## SET TASK
Gather all lines with the word "picture" in them.

● ● ● ● ●

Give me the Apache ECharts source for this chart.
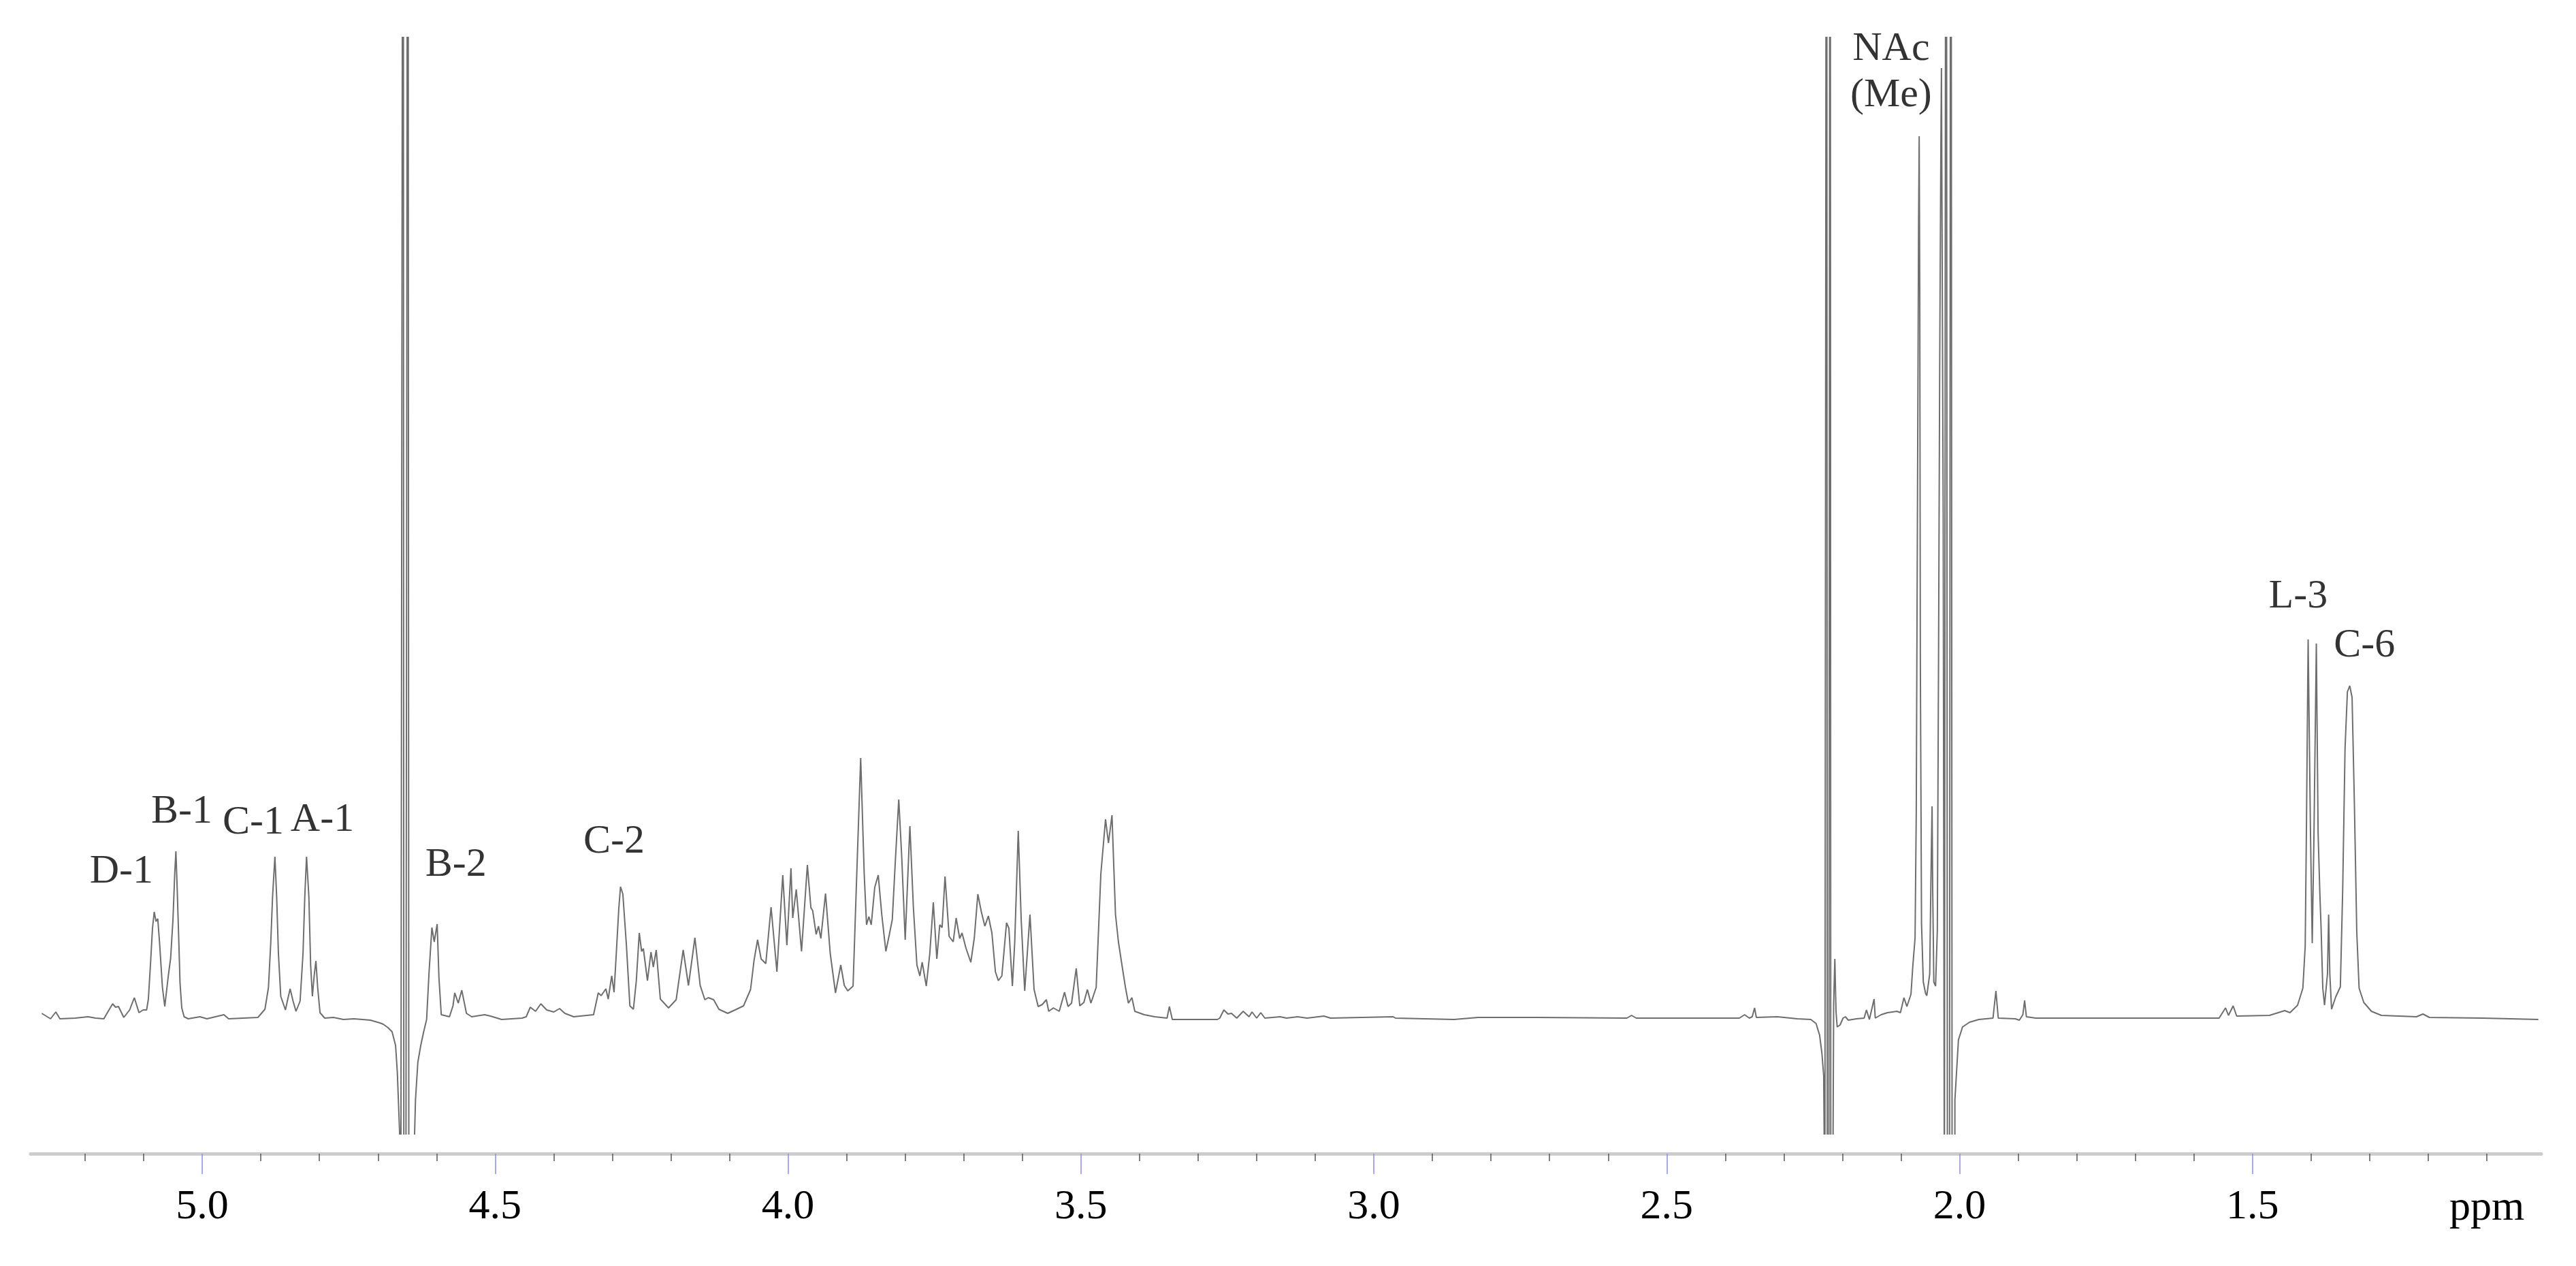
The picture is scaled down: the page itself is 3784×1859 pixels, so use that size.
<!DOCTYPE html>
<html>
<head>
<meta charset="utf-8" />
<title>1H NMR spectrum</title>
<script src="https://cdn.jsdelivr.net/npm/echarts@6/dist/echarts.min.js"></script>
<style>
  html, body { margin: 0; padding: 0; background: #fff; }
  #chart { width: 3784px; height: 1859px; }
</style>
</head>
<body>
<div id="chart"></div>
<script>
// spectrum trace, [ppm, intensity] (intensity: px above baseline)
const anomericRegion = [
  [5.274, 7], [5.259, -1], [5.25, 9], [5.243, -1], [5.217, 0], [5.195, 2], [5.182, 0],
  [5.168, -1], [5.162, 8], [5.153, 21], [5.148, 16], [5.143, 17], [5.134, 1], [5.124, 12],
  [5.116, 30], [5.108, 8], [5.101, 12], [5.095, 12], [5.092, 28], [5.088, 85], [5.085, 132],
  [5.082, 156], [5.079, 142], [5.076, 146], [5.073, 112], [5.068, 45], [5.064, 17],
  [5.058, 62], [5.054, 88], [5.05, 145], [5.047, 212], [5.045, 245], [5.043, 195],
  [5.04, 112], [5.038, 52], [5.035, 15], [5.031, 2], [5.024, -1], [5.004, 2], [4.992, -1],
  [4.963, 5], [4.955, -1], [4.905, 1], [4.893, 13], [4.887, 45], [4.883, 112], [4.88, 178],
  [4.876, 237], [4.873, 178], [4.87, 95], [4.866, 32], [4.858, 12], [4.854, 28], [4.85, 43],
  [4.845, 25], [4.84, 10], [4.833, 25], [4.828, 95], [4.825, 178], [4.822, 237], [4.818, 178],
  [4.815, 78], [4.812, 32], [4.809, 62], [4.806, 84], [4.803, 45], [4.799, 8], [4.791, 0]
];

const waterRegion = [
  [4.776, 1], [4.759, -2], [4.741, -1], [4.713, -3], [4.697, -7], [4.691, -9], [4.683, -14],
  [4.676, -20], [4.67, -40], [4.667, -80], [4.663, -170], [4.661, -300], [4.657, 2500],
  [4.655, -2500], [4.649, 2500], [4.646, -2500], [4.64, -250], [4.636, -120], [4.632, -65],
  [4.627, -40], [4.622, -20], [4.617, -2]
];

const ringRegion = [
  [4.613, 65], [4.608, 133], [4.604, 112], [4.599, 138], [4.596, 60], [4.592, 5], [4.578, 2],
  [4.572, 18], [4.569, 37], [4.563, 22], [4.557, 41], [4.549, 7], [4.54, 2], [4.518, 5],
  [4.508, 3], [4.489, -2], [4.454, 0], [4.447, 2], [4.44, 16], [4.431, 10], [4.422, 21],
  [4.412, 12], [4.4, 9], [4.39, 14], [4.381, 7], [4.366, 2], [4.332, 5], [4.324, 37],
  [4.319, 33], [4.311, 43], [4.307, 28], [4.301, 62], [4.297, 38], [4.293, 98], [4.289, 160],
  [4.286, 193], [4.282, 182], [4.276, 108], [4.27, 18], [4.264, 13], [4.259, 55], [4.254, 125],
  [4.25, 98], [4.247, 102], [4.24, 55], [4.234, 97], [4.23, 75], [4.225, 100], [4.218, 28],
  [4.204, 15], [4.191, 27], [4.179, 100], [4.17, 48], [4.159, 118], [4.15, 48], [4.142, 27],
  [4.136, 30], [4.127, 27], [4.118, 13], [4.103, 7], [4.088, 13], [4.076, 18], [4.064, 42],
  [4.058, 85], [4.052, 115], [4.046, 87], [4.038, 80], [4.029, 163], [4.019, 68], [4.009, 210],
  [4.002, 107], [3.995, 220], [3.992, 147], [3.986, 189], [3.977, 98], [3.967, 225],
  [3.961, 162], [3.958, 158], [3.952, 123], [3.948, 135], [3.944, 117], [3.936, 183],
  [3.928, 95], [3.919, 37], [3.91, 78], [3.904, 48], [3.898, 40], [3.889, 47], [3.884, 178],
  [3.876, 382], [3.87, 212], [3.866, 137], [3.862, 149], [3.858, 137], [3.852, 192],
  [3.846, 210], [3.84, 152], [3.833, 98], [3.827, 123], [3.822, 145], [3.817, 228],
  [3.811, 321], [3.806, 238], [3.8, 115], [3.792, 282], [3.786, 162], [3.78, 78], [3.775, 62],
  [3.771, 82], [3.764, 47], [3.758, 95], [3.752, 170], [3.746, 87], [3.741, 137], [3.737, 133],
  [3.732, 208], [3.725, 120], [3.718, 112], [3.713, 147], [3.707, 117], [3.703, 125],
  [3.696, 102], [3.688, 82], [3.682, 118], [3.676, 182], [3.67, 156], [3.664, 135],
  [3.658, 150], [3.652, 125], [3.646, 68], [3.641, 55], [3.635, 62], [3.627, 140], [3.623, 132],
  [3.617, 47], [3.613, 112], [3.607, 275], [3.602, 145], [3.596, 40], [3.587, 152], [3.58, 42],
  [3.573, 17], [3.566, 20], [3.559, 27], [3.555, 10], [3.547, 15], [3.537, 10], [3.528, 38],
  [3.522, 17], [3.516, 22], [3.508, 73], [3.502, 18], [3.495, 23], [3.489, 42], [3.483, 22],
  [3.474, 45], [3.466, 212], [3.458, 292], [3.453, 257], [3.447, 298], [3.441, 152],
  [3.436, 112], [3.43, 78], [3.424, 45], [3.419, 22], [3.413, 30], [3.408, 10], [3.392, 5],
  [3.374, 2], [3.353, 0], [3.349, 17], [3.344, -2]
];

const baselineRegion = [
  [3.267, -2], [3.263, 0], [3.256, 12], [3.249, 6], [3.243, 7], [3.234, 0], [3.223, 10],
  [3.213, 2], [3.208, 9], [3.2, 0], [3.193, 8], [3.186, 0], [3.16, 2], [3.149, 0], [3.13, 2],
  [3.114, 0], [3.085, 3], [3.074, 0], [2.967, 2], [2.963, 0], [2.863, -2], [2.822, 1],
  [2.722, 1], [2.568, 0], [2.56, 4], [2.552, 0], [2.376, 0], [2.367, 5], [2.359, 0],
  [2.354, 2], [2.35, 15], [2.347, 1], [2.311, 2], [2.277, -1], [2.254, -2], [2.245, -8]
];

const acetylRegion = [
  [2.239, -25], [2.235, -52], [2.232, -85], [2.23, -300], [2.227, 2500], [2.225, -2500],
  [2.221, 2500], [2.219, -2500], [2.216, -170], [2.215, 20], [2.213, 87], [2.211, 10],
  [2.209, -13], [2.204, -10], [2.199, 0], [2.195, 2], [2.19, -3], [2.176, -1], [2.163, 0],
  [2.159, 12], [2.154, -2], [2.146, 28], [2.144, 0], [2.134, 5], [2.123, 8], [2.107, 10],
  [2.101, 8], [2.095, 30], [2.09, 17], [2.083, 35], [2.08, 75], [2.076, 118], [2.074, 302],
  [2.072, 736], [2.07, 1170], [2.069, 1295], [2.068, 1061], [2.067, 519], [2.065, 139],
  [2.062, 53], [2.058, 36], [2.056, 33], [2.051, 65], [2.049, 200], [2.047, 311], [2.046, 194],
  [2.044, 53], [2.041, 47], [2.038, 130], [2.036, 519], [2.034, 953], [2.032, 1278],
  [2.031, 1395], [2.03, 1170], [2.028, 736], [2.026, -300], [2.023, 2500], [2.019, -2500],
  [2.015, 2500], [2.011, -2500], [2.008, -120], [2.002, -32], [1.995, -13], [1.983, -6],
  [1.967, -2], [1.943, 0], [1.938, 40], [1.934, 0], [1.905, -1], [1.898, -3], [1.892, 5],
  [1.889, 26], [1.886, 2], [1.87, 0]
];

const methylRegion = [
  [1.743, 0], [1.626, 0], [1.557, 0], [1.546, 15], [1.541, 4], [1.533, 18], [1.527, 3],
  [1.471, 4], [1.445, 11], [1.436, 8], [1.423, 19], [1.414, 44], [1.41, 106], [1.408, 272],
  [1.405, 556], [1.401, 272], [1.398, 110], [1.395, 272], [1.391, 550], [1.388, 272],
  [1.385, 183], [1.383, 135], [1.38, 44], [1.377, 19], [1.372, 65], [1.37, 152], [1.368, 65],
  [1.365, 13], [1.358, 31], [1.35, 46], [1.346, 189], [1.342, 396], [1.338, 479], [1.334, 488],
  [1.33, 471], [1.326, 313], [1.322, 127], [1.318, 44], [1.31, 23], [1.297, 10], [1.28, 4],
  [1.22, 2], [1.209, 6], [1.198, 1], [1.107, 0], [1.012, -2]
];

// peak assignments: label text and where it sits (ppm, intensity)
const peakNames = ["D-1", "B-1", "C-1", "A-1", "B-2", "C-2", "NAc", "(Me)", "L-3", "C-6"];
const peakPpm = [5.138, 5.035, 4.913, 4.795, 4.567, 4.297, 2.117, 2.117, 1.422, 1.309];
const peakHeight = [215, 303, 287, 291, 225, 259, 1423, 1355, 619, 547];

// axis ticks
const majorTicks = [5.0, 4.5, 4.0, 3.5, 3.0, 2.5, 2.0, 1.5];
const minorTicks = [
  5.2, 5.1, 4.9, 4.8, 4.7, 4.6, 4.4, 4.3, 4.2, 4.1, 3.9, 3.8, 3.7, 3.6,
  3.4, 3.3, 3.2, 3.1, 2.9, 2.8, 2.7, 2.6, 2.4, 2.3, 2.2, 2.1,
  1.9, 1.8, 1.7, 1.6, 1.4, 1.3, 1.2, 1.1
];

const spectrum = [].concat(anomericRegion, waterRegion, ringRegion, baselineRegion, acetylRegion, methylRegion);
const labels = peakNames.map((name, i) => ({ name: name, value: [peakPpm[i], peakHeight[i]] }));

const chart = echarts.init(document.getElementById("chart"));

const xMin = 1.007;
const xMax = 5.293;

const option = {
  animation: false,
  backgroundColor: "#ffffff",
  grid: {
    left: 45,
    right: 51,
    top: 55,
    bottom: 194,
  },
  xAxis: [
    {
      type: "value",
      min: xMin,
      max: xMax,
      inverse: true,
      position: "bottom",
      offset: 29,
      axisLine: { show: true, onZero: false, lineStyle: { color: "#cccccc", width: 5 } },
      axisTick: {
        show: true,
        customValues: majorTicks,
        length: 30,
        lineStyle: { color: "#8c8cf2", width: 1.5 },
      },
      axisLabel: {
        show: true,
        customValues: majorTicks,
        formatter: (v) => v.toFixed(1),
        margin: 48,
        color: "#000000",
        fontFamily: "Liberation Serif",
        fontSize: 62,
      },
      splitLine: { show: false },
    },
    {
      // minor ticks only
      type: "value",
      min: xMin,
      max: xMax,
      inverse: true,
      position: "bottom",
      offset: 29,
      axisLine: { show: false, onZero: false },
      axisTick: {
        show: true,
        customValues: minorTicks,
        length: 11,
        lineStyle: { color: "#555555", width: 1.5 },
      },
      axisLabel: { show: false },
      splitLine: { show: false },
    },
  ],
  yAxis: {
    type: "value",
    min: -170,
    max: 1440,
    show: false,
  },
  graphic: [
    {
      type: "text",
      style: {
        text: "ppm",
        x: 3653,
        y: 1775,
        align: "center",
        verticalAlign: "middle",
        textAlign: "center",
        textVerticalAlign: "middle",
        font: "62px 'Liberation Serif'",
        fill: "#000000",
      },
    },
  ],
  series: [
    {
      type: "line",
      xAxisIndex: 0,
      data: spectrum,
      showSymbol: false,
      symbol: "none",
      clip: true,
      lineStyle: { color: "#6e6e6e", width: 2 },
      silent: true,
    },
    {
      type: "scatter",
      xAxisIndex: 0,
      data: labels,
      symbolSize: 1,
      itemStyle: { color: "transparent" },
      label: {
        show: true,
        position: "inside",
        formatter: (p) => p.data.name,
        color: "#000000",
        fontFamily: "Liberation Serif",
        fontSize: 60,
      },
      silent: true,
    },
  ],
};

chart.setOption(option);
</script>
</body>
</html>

● ● ● ● ●

## EXERCISE ANSWER
The picture is scaled down: the page itself is 3784×1859 pixels, so use that size.

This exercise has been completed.